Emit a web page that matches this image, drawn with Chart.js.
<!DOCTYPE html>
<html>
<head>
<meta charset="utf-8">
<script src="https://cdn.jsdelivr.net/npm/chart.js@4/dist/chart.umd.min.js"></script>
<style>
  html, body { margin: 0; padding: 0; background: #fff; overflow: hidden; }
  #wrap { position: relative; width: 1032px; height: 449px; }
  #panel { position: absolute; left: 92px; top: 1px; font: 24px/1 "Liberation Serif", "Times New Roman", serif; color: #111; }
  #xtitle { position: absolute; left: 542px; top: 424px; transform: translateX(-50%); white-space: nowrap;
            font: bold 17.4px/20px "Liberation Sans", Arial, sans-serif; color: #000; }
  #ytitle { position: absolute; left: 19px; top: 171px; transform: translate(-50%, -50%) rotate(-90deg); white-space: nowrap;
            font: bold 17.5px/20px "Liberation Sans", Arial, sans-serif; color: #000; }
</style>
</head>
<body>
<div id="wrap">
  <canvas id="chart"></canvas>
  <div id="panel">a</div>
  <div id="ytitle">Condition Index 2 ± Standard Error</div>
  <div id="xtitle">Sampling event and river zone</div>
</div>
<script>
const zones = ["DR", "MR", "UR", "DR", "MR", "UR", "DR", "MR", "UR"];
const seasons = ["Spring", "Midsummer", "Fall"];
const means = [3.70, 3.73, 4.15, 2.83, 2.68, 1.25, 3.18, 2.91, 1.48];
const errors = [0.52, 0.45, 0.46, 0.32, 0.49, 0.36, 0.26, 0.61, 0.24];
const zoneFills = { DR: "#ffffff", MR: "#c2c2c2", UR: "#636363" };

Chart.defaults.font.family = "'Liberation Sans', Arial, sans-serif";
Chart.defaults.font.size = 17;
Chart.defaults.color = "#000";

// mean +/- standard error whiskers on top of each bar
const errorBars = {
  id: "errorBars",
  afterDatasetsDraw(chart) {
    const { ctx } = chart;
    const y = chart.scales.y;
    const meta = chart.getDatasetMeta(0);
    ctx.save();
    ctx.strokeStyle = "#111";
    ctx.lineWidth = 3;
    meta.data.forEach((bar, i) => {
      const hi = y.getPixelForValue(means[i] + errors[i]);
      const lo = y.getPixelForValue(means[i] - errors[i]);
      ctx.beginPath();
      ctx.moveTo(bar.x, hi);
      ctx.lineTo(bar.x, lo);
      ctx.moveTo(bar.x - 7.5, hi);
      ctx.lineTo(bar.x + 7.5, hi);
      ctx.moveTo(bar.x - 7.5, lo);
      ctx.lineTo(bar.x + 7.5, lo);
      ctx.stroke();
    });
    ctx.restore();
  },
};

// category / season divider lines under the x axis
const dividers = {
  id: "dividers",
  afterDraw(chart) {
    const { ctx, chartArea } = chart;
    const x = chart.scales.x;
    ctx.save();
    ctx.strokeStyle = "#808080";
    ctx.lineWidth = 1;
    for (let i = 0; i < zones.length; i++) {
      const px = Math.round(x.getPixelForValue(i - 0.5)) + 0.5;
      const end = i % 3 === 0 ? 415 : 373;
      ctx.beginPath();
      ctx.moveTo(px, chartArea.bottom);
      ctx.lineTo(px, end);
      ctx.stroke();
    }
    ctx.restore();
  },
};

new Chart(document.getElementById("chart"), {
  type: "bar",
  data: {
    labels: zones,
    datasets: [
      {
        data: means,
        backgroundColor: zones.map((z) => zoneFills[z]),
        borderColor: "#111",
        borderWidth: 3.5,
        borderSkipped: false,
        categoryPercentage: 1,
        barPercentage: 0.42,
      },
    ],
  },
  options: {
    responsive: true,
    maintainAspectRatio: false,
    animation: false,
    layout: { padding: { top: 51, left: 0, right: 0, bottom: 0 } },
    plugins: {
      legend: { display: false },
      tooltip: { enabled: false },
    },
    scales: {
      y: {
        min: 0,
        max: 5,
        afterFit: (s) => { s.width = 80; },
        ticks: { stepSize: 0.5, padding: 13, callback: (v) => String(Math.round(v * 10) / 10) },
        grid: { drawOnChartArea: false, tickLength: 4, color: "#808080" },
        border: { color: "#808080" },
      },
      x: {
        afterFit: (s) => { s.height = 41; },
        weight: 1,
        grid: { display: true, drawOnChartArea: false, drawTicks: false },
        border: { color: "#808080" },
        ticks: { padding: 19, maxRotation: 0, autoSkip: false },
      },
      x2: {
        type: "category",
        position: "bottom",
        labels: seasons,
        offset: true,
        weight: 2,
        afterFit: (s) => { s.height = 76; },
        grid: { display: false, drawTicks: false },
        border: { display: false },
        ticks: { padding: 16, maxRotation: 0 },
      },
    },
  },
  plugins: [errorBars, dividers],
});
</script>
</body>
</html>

★ ★ ★ ★

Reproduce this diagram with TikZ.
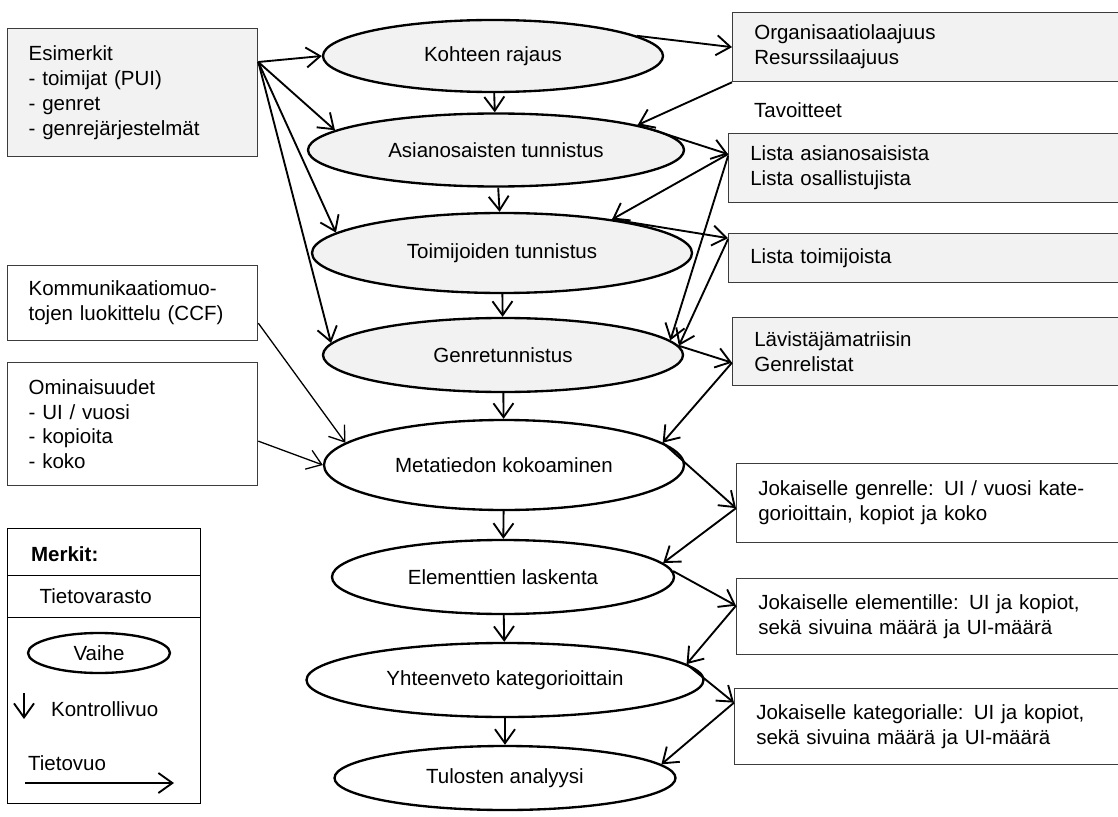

★ ★ ★ ★

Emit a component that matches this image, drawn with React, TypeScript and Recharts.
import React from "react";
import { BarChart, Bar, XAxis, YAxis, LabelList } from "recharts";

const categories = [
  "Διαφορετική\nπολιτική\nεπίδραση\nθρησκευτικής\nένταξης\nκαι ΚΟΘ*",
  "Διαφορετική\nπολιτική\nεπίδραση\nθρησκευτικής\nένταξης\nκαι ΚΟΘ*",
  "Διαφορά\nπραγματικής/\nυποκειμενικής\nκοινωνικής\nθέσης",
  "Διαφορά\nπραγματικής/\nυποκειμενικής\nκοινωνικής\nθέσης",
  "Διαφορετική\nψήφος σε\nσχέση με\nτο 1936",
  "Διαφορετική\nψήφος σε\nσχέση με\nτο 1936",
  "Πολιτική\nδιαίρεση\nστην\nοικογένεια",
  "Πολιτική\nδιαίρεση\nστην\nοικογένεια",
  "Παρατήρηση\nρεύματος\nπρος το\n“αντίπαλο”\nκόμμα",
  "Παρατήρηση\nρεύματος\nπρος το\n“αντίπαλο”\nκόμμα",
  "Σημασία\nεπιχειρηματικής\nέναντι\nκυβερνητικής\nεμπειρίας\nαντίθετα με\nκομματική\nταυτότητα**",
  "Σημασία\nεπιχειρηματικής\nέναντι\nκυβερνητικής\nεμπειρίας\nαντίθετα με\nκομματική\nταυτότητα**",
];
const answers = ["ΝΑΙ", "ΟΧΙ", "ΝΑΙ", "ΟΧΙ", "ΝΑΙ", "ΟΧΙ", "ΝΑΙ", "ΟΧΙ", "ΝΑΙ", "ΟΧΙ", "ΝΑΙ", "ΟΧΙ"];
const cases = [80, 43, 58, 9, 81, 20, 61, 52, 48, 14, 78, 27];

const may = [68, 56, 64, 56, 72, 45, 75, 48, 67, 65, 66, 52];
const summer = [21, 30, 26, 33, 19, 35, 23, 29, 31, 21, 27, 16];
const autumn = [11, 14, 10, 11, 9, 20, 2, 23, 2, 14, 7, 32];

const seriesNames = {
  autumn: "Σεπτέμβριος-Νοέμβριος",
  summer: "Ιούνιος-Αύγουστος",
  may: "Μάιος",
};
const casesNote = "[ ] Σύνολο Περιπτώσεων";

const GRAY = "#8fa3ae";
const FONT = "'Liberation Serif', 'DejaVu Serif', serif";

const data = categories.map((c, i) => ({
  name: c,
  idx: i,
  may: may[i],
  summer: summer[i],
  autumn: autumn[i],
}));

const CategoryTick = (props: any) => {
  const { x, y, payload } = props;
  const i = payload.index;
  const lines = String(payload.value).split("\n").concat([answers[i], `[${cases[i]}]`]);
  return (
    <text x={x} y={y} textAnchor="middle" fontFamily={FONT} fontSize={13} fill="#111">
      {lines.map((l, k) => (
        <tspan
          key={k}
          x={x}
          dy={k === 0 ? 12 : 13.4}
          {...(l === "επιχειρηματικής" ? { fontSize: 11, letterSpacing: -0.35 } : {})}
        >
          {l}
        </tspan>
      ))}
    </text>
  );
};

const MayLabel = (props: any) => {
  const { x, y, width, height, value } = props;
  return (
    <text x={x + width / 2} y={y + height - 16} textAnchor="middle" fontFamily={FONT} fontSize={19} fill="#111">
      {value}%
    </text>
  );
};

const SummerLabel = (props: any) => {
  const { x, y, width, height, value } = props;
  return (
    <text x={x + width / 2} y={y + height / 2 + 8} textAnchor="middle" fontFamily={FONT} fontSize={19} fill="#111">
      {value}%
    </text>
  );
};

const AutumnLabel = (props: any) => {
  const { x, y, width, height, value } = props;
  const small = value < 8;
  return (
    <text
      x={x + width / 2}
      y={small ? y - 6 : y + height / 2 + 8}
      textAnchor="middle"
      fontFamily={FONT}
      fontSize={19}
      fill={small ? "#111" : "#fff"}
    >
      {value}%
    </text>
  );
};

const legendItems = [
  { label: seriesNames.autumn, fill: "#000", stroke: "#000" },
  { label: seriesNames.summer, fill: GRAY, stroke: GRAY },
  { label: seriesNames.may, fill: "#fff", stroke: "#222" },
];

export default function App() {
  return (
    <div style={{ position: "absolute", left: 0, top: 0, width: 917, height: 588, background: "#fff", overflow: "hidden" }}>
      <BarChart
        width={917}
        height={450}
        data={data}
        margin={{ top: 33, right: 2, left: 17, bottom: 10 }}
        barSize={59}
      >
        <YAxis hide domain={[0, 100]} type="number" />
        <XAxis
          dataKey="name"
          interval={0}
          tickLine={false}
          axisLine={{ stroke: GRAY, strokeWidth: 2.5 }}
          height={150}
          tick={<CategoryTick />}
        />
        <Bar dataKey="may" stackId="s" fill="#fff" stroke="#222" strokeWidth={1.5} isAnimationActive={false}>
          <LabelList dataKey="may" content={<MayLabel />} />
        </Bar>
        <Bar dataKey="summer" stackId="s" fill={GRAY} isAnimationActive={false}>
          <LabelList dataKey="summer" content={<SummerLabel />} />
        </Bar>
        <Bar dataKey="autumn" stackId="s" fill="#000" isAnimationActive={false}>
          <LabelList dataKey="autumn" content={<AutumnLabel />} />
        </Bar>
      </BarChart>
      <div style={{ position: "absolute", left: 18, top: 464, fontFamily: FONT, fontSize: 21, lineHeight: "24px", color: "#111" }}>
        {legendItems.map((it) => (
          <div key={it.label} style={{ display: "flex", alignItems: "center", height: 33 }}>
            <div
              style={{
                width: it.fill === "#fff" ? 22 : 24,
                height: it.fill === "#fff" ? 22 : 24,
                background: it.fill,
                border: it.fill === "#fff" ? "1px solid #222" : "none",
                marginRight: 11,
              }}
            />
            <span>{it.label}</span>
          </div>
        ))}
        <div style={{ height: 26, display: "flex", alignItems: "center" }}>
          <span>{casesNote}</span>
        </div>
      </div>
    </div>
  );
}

★ ★ ★ ★

▶ _Set problem_
Retype, in the same exact form, the lines of the material above from the line holding "Emit a component" through the line holding "XAxis, YAxis, LabelList".

▶ _Solution below_
Emit a component that matches this image, drawn with React, TypeScript and Recharts.
import React from "react";
import { BarChart, Bar, XAxis, YAxis, LabelList } from "recharts";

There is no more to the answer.